Bond between ribbed bars and concrete. Part 2: The effect of corrosion
Artikel i vetenskaplig tidskrift, 2005
The corrosive products that form when reinforcement in concrete corrodes occupy a larger volume than the steel it was formed of, thus leading to splitting stresses acting on the concrete. Thereby, the bond between the reinforcement and the concrete is influenced. A model of the corrosion was developed by the author in earlier work. This was used together with a modified model of the bond mechanism, presented in a companion paper, in three-dimensional finite element analyses where both the reinforcement and the concrete were modelled with solid elements. Several corrosion cracking tests, beams and pull-out tests with corroded reinforcement, both with and without transverse reinforcement, carried out by various researchers, were analysed by using the corrosion model.
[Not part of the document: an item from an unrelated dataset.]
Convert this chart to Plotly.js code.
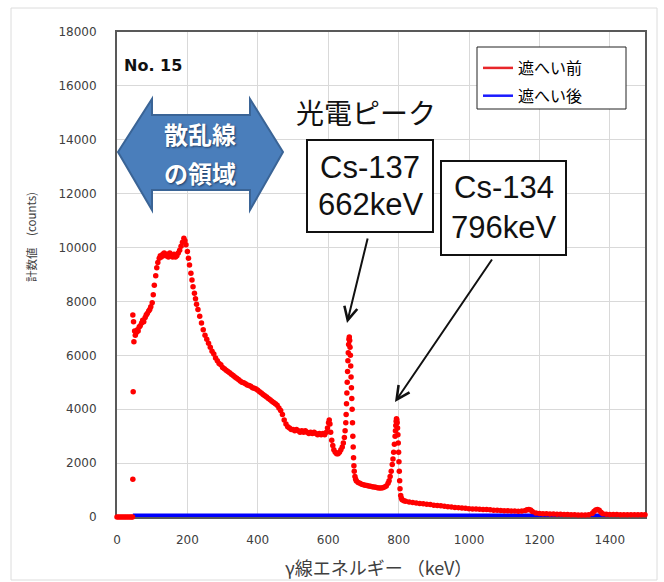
<!DOCTYPE html>
<html>
<head>
<meta charset="utf-8">
<script src="https://cdn.plot.ly/plotly-3.0.1.min.js"></script>
<style>html,body{margin:0;padding:0;background:#fff;}#chart{width:664px;height:582px;}</style>
</head>
<body>
<div id="chart"></div>
<script>
// ---- Data: 遮へい前 (before shielding) ----
const lowEnergy   = [0,5,10,15,20,25,30,35,40,44,45,45,46,47,48];
const lowCounts   = [0,0,0,0,0,0,0,0,0,0,1400,7500,4650,7250,6500];

const comptonEnergy = [50,52,55,58,60,63,66,70,73,76,80,83,86,90,93,96,100,103,106,110,113,116,120,123,126,130,134,138,142,146,150,154,158,162,166,170,174,178,182,186,190,193,196,200,203,206,210,213,216,220,223,226,230,
  235,240,245,250,255,260,265,270,275,280,285,290,295,300,305,310,315,320,325,330,335,340,345,350,355,360,365,370,375,380,385,390,395,400,405,410,415,420,425,430,435,440,445,450,455,460,465,470,475,480,485,490,495,500,505,510,515,520,525,530,535,540,545,550,555,560,565,570,575,580,585,590,595];
const comptonCounts = [6900,6750,6850,6950,6900,7050,7100,7200,7300,7250,7400,7500,7550,7650,7700,7800,7950,8250,8600,8950,9250,9450,9600,9700,9650,9750,9800,9700,9750,9650,9800,9700,9650,9750,9650,9700,9800,9900,10050,10200,10350,10250,10100,9850,9600,9350,9050,8800,8550,8300,8100,7900,7700,
  7450,7200,6950,6750,6600,6450,6300,6150,6050,5900,5800,5700,5650,5550,5500,5450,5400,5350,5300,5250,5200,5150,5100,5050,5000,4980,4950,4900,4880,4850,4800,4780,4750,4700,4650,4600,4550,4500,4450,4400,4350,4300,4250,4200,4150,4050,3950,3800,3600,3450,3350,3300,3250,3250,3200,3250,3200,3150,3200,3150,3200,3150,3100,3150,3100,3150,3100,3050,3100,3050,3100,3050,3150];

const cs137Energy = [598,601,603,605,607,610,613,616,620,624,628,632,636,640,643,646,648,650,651,652,653,654,655,656,657,658,659,660,661,662,663,664,665,666,667,668,669,670,671,672,673,674,676,678,680];
const cs137Counts = [3300,3500,3600,3450,3150,2850,2650,2500,2400,2350,2350,2400,2500,2600,2750,2950,3200,3500,3800,4200,4600,5000,5400,5800,6100,6400,6600,6680,6550,6300,6000,5600,5200,4800,4400,4000,3500,3000,2600,2200,1900,1700,1500,1400,1340];

const cs134Energy = [685,690,695,700,705,710,715,720,725,730,735,740,745,750,755,760,765,770,773,776,779,782,784,786,788,790,791,792,793,794,795,796,797,798,799,800,801,802,803,804,806,808,810];
const cs134Counts = [1280,1250,1220,1200,1180,1170,1150,1140,1120,1110,1100,1090,1080,1080,1090,1110,1150,1250,1350,1500,1700,1950,2150,2400,2700,3000,3200,3400,3550,3650,3600,3500,3300,3050,2750,2400,2050,1700,1350,1050,800,700,640];

const tailEnergy = [815,820,830,840,850,860,870,880,890,900,910,920,930,940,950,960,970,980,990,1000,1010,1020,1030,1040,1050,1060,1070,1080,1090,1100,1110,1120,1130,1140,1150,1160,1165,1170,1175,1180,1190,1200,1210,1220,1230,1240,1250,1260,1270,1280,1290,1300,1310,1320,1330,1340,1350,1355,1360,1365,1370,1375,1380,1390,1400,1410,1420,1430,1440,1450,1460,1470,1480,1490,1500];
const tailCounts = [600,580,560,540,520,500,490,470,460,440,430,415,400,385,370,355,345,335,325,310,300,295,290,280,275,265,255,250,240,235,230,225,220,215,220,240,270,280,260,200,150,130,125,120,115,110,105,100,95,90,85,80,75,70,70,80,130,200,260,280,250,180,120,100,95,90,90,85,85,85,80,80,80,80,80];

// ---- Data: 遮へい後 (after shielding) ----
const afterEnergy = [45,100,200,300,400,500,600,700,800,900,1000,1100,1200,1300,1340,1360,1370,1380,1400,1500];
const afterCounts = [0,0,0,0,0,0,0,0,0,0,0,0,0,0,0,60,40,0,0,0];

const seriesNames = ['遮へい前','遮へい後'];
const xTicks = [0,200,400,600,800,1000,1200,1400];
const yTicks = [0,2000,4000,6000,8000,10000,12000,14000,16000,18000];

const beforeEnergy = [].concat(lowEnergy, comptonEnergy, cs137Energy, cs134Energy, tailEnergy);
const beforeCounts = [].concat(lowCounts, comptonCounts, cs137Counts, cs134Counts, tailCounts);

// ---- Layout helpers (pixel -> paper) ----
const L=117, R=645, T=32, B=517;
const X = p => (p - L) / (R - L);
const Y = p => (B - p) / (B - T);

const traces = [
  {x: afterEnergy, y: afterCounts, mode: 'lines', line: {color: '#0000ff', width: 7}, showlegend: false, cliponaxis: false, hoverinfo: 'skip'},
  {x: beforeEnergy, y: beforeCounts, mode: 'markers', marker: {color: '#ff0000', size: 5.5}, showlegend: false, cliponaxis: false},
  {x: [null], y: [null], mode: 'lines', line: {color: '#e8262a', width: 2.5}, name: seriesNames[0], legendgroup: 'a'},
  {x: [null], y: [null], mode: 'lines', line: {color: '#1a1aff', width: 2.5}, name: seriesNames[1], legendgroup: 'b'}
];

const arrowPts = [[118,152],[152,99],[152,115],[250,115],[250,99],[283,152],[250,210],[250,190],[152,190],[152,210]];
const arrowPath = 'M' + arrowPts.map(p => X(p[0]).toFixed(5) + ',' + Y(p[1]).toFixed(5)).join(' L') + ' Z';

function label(px, py, text, font, extra) {
  return Object.assign({xref: 'paper', yref: 'paper', x: X(px), y: Y(py), xanchor: 'center', yanchor: 'middle',
                        showarrow: false, text: text, font: font}, extra || {});
}
const boxFont = {family: 'Liberation Sans', size: 31, color: '#111'};
const whiteFont = {family: 'Noto Sans CJK JP', size: 24, color: '#fff', shadow: '1px 1px 2px #1f3d66'};

const layout = {
  width: 664, height: 582,
  margin: {l: L, r: 664 - R, t: T, b: 582 - B, pad: 0},
  paper_bgcolor: '#fff', plot_bgcolor: '#fff',
  showlegend: true,
  legend: {x: X(478), y: Y(51), xanchor: 'left', yanchor: 'top', borderwidth: 0,
           bgcolor: 'rgba(0,0,0,0)', font: {family: 'Noto Sans CJK JP', size: 16, color: '#000'},
           traceorder: 'grouped', tracegroupgap: 4},
  xaxis: {range: [0, 1500], tickvals: xTicks, ticktext: xTicks.map(String), showgrid: true, gridcolor: '#d9d9d9', gridwidth: 1,
          zeroline: false, showline: true, linecolor: '#595959', linewidth: 2, mirror: true, ticks: '', layer: 'below traces',
          ticklabelstandoff: 11, tickfont: {family: 'DejaVu Sans', size: 12, color: '#404040'}},
  yaxis: {range: [0, 18000], tickvals: yTicks, ticktext: yTicks.map(String), showgrid: true, gridcolor: '#d9d9d9', gridwidth: 1,
          zeroline: false, showline: true, linecolor: '#595959', linewidth: 2, mirror: true, ticks: '', layer: 'below traces',
          ticklabelstandoff: 16, tickfont: {family: 'DejaVu Sans', size: 12, color: '#404040'}},
  shapes: [
    {type: 'rect', xref: 'paper', yref: 'paper', x0: X(11), y0: Y(580), x1: X(657), y1: Y(8), line: {color: '#dcdcdc', width: 1}, layer: 'below'},
    {type: 'rect', xref: 'paper', yref: 'paper', x0: X(477), y0: Y(109), x1: X(626), y1: Y(47), fillcolor: '#fff', line: {color: '#222', width: 1}, layer: 'above'},
    {type: 'path', xref: 'paper', yref: 'paper', path: arrowPath, fillcolor: '#4a7ebb', line: {color: '#3a6496', width: 2}, layer: 'above'},
    {type: 'rect', xref: 'paper', yref: 'paper', x0: X(307), y0: Y(232), x1: X(433), y1: Y(140), fillcolor: '#fff', line: {color: '#111', width: 2}, layer: 'above'},
    {type: 'rect', xref: 'paper', yref: 'paper', x0: X(441), y0: Y(255), x1: X(566), y1: Y(161), fillcolor: '#fff', line: {color: '#111', width: 2}, layer: 'above'}
  ],
  annotations: [
    label(122, 65, '<b>No. 15</b>', {family: 'DejaVu Sans', size: 16, color: '#111'}, {xanchor: 'left'}),
    label(200, 133, '<b>散乱線</b>', whiteFont),
    label(200, 172, '<b>の領域</b>', whiteFont),
    label(366, 112, '光電ピーク', {family: 'Noto Sans CJK JP', size: 28, color: '#111'}),
    label(370, 167, 'Cs-137', boxFont),
    label(370, 205, '662keV', boxFont),
    label(503.5, 188, 'Cs-134', boxFont),
    label(503.5, 227, '796keV', boxFont),
    {xref: 'paper', yref: 'paper', x: X(347), y: Y(323), ax: 21, ay: -86, text: '', showarrow: true,
     arrowhead: 5, arrowsize: 1.3, arrowwidth: 2, arrowcolor: '#111', standoff: 0},
    {xref: 'paper', yref: 'paper', x: X(395), y: Y(402), ax: 98, ay: -144, text: '', showarrow: true,
     arrowhead: 5, arrowsize: 1.3, arrowwidth: 2, arrowcolor: '#111', standoff: 0},
    label(378, 567, 'γ線エネルギー （keV）', {family: 'Noto Sans CJK JP', size: 18, color: '#404040'}),
    label(31, 237, '計数値　(counts)', {family: 'Noto Sans CJK JP', size: 11.5, color: '#404040'}, {textangle: -90})
  ]
};

Plotly.newPlot('chart', traces, layout, {displayModeBar: false, staticPlot: true});
</script>
</body>
</html>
The results were compared, and reasonably good agreement was found. Furthermore, the model was used to study the effect of uniform or localised corrosion. It was shown that for localised corrosion, less average corrosion penetration was needed to crack the cover than for uniform corrosion; in addition, the crack pattern differed. From these analyses, it was concluded that axisymmetric analyses appear to be a sufficient level of modelling when studying cracking due to uniform corrosion. If localised corrosion is to be studied, three-dimensional models need to be used. The model was also used to study the effect of uniform corrosion on the anchorage length when no transverse reinforcement is present. Under these circumstances, the criterion the anchorage of the reinforcement becomes critical when cracking of the cover occurs was shown to be on the safe side to use.